#### [Data supplied]
* start *

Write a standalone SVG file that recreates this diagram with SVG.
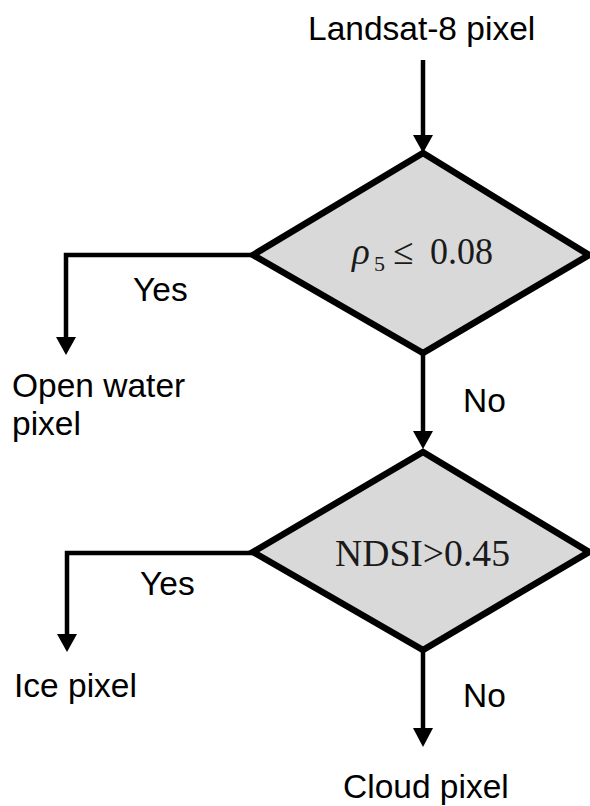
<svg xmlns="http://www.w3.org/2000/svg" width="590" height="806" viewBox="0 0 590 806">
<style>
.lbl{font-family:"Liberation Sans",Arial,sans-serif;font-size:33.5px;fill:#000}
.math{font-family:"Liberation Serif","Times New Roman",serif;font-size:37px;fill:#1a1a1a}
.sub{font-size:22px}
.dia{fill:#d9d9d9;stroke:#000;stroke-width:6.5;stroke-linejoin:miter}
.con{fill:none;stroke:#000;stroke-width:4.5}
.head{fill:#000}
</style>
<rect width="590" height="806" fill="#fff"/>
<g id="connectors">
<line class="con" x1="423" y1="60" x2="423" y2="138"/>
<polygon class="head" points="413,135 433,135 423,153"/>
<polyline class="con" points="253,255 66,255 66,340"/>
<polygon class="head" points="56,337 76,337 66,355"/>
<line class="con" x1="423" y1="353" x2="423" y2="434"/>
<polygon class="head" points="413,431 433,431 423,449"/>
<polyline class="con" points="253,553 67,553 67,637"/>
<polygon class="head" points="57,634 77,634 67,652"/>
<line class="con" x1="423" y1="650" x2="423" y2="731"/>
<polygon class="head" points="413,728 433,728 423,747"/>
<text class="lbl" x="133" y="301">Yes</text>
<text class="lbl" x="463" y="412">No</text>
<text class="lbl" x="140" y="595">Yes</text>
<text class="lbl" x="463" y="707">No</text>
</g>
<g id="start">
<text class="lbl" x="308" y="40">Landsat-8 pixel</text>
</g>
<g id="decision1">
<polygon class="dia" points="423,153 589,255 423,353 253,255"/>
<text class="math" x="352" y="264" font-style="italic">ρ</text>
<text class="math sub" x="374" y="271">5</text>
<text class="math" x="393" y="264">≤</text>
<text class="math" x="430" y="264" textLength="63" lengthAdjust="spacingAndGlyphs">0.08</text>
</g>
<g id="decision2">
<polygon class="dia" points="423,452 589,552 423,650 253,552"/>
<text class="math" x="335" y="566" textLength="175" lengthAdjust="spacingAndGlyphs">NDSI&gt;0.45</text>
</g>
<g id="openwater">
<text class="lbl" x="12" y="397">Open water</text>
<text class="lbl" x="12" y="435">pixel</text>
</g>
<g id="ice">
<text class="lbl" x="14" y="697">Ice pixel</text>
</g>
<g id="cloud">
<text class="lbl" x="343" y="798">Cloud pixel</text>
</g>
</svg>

* end *
* start *

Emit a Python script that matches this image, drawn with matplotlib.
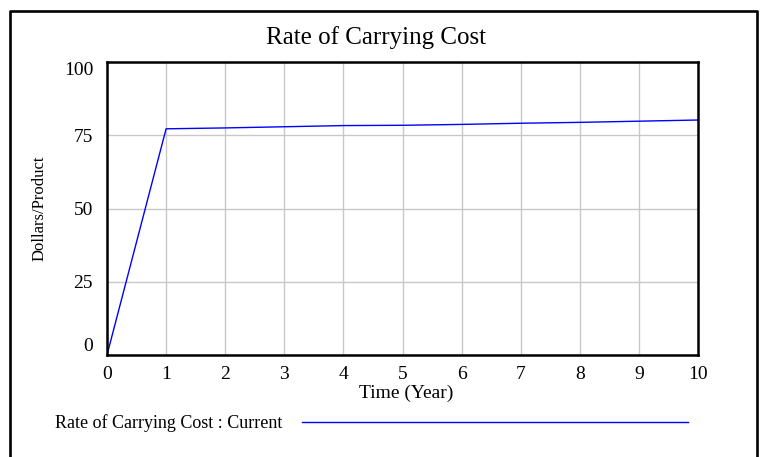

* end *
* start *

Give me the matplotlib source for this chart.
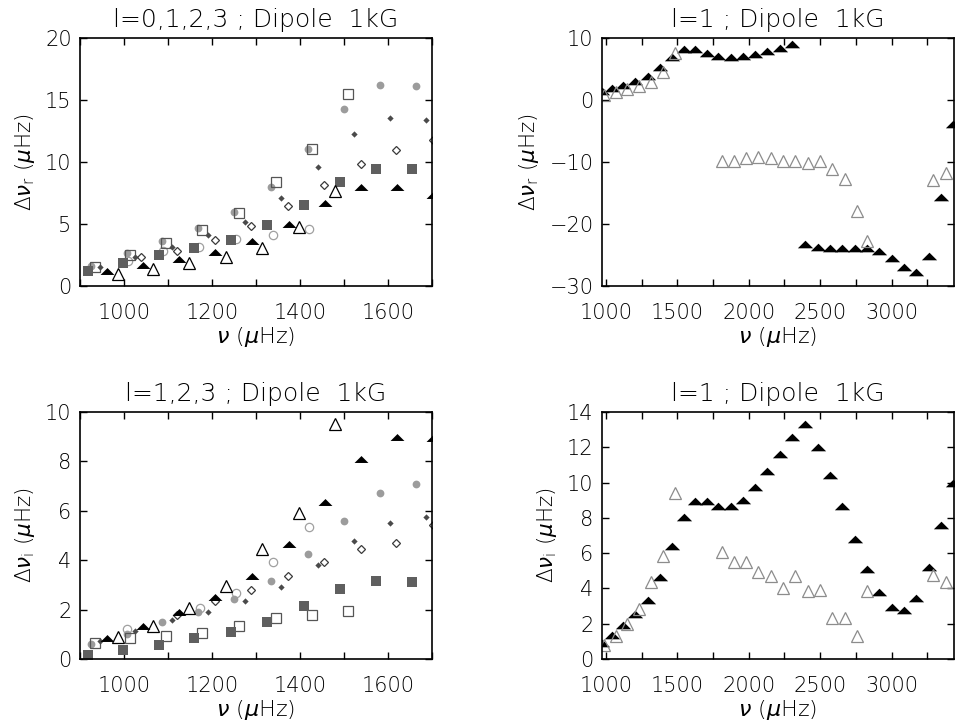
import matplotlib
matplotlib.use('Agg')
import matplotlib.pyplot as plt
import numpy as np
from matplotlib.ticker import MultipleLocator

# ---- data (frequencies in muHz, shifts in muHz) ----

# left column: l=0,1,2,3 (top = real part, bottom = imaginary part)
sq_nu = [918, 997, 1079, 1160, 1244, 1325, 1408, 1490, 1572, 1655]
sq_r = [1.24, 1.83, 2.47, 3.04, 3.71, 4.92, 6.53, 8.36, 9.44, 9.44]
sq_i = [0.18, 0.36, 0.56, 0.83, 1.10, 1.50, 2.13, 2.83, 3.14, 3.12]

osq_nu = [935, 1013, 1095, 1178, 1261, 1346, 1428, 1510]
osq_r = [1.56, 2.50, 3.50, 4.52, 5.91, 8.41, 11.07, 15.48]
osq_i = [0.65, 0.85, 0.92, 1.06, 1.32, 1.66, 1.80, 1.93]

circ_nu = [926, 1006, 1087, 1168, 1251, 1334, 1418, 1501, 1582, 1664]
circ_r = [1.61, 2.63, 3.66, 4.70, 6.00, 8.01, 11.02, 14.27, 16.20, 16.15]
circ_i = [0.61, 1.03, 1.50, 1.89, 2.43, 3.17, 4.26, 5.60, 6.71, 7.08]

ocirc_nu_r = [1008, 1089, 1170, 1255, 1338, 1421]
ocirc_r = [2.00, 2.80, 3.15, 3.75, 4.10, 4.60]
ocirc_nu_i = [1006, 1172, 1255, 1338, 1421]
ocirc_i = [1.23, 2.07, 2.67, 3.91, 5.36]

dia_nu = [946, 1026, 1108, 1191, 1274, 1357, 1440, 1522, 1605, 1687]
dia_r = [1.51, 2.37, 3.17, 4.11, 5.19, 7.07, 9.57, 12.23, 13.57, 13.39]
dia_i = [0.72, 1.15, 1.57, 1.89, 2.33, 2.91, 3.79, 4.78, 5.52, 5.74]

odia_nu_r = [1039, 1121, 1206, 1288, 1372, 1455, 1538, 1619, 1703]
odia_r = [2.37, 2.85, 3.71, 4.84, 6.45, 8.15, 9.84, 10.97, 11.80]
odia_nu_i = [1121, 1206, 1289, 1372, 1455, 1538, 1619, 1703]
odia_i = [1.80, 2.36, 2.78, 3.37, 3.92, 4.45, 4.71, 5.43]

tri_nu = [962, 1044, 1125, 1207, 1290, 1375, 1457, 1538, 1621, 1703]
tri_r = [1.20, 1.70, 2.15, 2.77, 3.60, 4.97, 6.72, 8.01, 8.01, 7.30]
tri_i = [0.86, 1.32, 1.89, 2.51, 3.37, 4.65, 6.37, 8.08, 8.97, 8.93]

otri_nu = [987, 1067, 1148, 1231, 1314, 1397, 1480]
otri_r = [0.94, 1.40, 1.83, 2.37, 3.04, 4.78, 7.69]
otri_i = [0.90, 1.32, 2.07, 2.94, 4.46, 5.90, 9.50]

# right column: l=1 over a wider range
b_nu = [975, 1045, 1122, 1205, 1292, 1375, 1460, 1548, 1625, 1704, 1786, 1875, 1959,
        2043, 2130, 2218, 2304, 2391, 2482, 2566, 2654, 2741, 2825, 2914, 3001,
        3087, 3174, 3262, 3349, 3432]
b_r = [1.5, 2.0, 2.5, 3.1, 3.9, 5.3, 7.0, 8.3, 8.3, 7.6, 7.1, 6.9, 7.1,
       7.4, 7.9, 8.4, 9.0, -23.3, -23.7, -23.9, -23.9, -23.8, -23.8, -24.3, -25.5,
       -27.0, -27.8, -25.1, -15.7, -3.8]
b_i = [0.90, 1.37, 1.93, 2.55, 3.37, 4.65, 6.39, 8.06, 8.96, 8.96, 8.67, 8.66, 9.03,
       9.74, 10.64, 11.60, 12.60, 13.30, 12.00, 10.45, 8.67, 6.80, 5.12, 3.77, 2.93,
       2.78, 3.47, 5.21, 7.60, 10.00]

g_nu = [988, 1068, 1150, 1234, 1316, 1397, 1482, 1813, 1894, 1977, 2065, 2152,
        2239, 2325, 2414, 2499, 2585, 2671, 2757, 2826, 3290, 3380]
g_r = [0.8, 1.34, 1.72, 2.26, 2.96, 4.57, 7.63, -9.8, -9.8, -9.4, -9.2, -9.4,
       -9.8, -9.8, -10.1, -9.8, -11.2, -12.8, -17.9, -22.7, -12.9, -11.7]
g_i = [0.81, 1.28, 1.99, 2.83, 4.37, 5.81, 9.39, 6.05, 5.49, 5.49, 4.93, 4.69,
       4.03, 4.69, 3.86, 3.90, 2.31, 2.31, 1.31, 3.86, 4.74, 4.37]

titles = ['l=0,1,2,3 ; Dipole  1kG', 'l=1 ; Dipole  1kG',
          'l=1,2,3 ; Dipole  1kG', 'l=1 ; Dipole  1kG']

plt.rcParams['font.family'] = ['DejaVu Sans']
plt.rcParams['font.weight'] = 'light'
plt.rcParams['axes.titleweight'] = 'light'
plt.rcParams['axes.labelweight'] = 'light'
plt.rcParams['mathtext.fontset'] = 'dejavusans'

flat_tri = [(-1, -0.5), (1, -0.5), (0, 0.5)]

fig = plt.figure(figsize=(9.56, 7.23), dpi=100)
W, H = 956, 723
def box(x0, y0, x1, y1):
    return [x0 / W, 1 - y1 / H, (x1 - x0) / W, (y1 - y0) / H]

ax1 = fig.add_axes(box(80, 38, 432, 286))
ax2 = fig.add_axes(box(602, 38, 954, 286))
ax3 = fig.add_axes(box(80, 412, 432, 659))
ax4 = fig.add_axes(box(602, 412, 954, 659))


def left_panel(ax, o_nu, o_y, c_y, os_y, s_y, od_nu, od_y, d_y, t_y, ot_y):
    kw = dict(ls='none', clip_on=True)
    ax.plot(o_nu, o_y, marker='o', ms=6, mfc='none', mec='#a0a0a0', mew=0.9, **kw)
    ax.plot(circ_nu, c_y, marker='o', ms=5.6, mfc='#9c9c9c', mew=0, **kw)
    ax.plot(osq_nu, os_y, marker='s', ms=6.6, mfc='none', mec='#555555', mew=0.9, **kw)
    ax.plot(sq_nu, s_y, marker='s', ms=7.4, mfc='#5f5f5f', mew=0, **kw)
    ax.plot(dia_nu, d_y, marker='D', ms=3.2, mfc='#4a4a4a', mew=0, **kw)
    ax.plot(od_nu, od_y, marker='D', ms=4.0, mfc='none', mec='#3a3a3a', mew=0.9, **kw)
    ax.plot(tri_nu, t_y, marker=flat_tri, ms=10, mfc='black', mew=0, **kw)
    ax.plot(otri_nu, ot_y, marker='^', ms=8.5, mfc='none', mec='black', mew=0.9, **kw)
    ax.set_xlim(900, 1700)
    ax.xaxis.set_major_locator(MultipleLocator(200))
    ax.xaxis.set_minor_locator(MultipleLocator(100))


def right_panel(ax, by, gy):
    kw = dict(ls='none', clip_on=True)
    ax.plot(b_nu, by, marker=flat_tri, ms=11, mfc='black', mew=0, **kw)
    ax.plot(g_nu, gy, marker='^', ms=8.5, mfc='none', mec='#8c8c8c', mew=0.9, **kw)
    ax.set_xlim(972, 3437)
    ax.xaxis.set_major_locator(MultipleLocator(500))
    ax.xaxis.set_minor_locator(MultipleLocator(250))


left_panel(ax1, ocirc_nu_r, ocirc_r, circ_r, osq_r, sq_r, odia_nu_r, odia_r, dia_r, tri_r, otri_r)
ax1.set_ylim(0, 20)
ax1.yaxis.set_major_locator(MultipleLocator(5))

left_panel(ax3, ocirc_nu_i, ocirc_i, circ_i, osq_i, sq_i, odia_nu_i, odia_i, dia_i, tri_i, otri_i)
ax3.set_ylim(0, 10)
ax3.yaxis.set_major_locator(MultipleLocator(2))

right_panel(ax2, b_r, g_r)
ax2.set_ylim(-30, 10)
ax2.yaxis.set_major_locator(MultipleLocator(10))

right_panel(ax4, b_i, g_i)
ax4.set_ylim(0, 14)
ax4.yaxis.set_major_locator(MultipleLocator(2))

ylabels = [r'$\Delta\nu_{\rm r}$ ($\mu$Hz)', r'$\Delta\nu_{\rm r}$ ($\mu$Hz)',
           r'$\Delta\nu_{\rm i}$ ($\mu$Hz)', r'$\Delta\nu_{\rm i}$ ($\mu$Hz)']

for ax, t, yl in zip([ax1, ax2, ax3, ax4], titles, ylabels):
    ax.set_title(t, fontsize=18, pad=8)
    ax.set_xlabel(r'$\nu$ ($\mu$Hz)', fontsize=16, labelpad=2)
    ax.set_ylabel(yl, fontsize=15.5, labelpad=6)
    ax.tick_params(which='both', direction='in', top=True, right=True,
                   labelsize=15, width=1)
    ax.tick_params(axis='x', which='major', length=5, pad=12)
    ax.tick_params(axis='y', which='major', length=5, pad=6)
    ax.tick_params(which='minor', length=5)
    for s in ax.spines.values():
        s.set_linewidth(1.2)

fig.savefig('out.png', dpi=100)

* end *

#### [Given problem]
Find the string "with" in the listing and return every line that holds it.

#### [The result]
Write a standalone SVG file that recreates this diagram with SVG.
Emit a Python script that matches this image, drawn with matplotlib.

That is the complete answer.